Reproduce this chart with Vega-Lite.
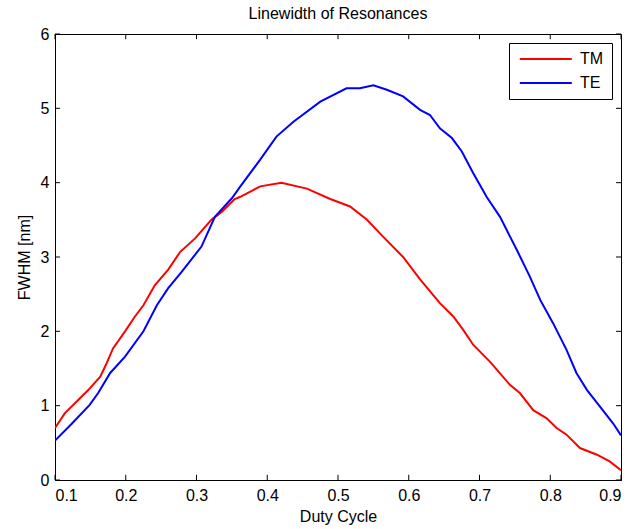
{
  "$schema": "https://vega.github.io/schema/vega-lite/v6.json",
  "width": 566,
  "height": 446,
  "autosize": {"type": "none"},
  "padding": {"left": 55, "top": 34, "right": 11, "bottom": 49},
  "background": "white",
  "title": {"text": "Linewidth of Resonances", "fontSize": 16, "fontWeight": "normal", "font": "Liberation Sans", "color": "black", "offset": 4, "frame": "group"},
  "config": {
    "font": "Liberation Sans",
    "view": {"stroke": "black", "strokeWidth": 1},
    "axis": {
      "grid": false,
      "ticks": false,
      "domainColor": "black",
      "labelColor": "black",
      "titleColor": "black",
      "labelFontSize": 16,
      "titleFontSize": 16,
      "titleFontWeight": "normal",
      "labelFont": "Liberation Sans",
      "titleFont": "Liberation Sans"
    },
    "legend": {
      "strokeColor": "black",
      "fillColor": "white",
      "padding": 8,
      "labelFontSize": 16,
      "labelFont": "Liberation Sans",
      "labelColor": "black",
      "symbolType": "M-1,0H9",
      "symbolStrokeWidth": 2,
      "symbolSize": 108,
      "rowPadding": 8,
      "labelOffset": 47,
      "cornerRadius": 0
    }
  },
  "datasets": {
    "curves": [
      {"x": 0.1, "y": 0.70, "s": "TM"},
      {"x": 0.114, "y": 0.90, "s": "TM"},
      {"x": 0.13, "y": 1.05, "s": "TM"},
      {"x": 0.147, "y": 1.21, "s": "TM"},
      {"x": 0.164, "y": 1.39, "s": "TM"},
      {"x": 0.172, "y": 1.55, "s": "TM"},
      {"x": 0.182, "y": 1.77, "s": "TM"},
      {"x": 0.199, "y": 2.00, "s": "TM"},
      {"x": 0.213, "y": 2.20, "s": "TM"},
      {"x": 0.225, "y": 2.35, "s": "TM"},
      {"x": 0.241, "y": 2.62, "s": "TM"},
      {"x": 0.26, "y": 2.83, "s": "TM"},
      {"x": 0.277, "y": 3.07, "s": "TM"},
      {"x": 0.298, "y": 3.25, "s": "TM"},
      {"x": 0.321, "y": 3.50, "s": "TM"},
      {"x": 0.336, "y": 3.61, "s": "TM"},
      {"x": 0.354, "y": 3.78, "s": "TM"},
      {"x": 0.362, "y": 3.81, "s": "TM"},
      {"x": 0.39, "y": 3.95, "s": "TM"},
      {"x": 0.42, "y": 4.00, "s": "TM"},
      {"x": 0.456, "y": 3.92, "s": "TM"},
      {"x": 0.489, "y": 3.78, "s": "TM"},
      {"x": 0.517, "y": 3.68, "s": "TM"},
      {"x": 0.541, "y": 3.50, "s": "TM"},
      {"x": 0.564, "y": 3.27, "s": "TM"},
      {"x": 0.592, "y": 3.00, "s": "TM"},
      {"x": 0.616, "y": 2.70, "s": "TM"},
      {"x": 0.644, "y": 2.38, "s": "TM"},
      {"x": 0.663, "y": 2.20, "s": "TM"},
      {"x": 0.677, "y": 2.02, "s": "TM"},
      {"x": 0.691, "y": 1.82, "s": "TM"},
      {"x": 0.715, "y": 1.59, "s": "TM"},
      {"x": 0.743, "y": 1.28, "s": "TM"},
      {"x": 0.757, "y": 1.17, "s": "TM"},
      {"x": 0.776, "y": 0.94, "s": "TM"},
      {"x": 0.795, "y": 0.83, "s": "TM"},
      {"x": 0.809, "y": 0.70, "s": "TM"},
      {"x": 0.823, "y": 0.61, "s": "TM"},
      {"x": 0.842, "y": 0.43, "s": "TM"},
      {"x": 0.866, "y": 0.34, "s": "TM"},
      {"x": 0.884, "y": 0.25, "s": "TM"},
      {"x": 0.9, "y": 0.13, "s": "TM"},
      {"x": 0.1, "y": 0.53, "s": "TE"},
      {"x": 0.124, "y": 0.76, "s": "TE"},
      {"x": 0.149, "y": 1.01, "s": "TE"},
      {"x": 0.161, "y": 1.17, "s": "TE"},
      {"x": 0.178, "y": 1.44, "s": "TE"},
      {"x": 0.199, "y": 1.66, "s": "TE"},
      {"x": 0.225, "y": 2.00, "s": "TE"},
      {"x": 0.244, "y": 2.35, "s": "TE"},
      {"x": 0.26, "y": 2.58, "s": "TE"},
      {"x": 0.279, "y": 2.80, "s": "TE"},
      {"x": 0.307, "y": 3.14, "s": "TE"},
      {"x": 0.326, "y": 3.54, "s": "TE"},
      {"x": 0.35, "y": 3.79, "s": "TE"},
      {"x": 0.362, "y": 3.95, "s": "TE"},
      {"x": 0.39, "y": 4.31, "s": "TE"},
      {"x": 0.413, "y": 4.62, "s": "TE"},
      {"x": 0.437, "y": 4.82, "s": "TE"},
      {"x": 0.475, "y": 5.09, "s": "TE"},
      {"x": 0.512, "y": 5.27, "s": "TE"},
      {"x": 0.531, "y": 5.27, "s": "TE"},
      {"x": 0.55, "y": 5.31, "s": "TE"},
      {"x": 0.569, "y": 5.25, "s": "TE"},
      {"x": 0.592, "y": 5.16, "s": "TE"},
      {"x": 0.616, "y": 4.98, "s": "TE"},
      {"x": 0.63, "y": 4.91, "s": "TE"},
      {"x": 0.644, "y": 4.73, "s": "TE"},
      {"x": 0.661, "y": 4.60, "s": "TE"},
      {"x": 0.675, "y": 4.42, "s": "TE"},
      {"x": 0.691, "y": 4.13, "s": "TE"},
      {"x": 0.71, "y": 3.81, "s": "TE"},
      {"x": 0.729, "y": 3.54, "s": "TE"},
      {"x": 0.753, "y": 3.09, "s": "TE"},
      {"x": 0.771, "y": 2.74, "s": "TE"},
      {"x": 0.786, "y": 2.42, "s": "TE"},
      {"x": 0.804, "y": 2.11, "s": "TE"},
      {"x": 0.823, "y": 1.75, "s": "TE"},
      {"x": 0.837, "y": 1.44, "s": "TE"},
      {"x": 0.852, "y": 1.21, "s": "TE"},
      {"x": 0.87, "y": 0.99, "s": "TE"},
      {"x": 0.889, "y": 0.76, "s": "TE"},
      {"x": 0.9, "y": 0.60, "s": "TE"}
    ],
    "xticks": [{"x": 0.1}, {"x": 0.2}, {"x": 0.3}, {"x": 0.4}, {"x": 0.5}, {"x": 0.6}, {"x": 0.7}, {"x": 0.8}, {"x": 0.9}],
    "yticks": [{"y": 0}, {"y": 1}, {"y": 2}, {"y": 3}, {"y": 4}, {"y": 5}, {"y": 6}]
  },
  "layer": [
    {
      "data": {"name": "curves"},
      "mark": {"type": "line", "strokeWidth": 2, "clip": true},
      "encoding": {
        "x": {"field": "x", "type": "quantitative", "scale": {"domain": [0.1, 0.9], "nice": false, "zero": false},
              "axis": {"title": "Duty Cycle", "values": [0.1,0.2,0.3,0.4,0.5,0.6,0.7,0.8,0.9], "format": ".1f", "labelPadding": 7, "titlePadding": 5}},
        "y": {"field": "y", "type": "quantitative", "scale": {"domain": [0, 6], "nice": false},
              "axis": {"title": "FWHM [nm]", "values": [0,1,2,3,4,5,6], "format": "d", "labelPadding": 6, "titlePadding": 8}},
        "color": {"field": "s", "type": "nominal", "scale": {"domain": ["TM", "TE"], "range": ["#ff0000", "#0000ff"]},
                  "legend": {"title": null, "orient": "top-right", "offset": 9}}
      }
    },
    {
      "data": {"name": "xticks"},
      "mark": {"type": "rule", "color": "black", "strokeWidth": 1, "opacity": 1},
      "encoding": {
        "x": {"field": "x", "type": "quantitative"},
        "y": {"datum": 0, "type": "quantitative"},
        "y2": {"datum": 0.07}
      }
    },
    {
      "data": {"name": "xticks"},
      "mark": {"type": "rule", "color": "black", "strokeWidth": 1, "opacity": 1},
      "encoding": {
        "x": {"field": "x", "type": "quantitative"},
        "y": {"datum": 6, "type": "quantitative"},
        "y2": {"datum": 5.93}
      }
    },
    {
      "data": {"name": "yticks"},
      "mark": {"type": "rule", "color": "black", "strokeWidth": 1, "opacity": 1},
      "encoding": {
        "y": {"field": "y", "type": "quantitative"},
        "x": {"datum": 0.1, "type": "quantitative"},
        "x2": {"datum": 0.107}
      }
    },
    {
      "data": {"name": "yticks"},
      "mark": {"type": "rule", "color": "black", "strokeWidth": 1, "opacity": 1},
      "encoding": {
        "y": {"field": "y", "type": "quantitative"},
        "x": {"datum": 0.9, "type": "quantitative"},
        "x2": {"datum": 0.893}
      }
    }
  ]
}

++++++++

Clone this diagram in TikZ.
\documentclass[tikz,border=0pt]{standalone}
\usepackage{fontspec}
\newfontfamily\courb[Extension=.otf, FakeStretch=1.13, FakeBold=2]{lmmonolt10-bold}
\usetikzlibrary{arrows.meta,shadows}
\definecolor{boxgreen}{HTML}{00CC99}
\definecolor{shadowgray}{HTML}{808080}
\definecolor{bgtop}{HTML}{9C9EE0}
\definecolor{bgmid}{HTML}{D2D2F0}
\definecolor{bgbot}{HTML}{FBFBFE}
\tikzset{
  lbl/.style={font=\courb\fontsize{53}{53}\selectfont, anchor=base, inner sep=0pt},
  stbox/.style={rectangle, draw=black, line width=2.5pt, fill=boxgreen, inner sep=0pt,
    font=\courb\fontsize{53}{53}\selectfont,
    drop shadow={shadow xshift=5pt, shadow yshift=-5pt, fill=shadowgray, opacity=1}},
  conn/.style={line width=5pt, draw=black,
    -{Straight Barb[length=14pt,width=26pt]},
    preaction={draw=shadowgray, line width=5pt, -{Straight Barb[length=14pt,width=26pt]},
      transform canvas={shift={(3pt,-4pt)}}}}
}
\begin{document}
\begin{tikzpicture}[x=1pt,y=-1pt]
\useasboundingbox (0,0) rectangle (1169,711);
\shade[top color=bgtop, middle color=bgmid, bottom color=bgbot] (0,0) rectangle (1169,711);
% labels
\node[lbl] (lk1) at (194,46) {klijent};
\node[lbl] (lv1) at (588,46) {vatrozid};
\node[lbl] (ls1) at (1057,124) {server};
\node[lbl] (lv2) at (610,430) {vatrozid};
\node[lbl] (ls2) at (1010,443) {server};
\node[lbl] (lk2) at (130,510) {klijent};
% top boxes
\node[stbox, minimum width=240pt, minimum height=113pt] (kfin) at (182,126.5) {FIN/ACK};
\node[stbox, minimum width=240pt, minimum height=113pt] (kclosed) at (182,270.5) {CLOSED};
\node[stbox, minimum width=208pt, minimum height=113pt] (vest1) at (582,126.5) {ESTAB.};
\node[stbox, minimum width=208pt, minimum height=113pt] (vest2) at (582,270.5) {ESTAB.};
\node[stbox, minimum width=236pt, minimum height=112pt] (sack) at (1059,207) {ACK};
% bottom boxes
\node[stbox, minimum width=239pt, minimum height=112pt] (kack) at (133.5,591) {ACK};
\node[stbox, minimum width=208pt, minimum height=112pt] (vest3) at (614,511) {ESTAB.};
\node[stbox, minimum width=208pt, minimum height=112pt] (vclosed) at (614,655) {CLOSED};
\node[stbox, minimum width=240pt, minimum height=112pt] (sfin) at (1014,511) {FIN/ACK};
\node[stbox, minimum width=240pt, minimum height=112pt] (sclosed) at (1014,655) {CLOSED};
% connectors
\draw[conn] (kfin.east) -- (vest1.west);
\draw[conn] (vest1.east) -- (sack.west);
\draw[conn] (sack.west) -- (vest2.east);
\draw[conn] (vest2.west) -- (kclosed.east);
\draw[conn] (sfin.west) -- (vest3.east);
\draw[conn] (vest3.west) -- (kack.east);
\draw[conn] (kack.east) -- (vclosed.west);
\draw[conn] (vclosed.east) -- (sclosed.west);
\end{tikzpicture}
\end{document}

++++++++

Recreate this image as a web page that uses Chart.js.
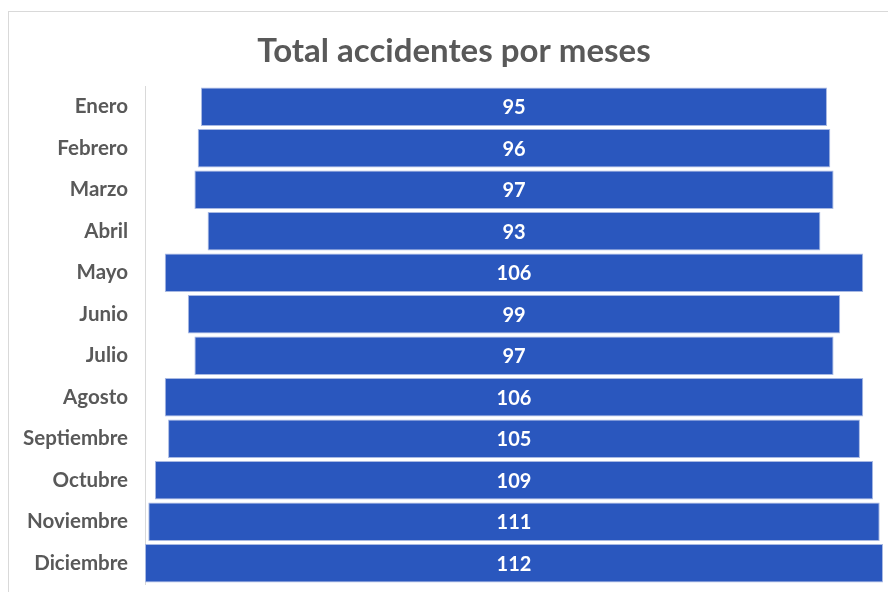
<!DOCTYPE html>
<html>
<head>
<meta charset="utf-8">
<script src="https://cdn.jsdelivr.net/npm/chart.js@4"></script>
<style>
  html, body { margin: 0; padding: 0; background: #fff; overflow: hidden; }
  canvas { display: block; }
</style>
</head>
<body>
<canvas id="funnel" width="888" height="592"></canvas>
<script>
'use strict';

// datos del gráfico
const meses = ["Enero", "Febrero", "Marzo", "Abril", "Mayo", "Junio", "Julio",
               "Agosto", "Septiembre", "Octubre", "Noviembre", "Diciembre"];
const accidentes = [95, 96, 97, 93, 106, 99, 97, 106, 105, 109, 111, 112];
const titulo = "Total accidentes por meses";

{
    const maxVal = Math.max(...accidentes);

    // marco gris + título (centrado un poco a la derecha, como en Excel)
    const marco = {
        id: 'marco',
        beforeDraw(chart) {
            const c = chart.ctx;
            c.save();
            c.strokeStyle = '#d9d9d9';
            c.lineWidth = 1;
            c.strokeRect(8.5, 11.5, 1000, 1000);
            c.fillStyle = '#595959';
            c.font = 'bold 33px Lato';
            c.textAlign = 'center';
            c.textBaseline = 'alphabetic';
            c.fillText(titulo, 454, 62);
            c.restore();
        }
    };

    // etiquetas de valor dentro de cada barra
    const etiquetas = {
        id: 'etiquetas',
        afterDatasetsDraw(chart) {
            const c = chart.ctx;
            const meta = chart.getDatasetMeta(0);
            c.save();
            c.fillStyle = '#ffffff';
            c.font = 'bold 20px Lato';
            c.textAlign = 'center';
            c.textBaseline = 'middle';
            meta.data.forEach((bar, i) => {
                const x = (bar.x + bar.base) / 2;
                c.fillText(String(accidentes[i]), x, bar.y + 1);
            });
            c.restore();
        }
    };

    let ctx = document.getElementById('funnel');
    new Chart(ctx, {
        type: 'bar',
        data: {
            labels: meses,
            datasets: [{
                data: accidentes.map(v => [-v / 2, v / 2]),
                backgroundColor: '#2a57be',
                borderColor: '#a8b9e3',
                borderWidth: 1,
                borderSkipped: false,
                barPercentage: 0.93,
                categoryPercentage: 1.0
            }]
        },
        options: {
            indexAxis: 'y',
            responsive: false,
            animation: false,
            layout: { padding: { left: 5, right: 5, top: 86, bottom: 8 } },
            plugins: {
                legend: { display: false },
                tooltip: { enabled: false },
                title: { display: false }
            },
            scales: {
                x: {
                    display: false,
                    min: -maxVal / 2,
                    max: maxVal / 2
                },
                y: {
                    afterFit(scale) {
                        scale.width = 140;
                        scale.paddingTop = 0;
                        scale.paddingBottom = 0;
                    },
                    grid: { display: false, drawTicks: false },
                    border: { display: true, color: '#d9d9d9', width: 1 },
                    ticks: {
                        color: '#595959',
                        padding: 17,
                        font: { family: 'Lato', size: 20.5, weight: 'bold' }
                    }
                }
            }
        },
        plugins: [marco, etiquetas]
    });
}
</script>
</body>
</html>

++++++++

→ Task requirements:
Make an exact copy of the lines from the one with "Recreate this image" through the one with "const maxVal = Math.max(...accidentes);", both ends in, and nothing else. Drop every picture.

→ Task response:
Recreate this image as a web page that uses Chart.js.
<!DOCTYPE html>
<html>
<head>
<meta charset="utf-8">
<script src="https://cdn.jsdelivr.net/npm/chart.js@4"></script>
<style>
  html, body { margin: 0; padding: 0; background: #fff; overflow: hidden; }
  canvas { display: block; }
</style>
</head>
<body>
<canvas id="funnel" width="888" height="592"></canvas>
<script>
'use strict';

// datos del gráfico
const meses = ["Enero", "Febrero", "Marzo", "Abril", "Mayo", "Junio", "Julio",
               "Agosto", "Septiembre", "Octubre", "Noviembre", "Diciembre"];
const accidentes = [95, 96, 97, 93, 106, 99, 97, 106, 105, 109, 111, 112];
const titulo = "Total accidentes por meses";

{
    const maxVal = Math.max(...accidentes);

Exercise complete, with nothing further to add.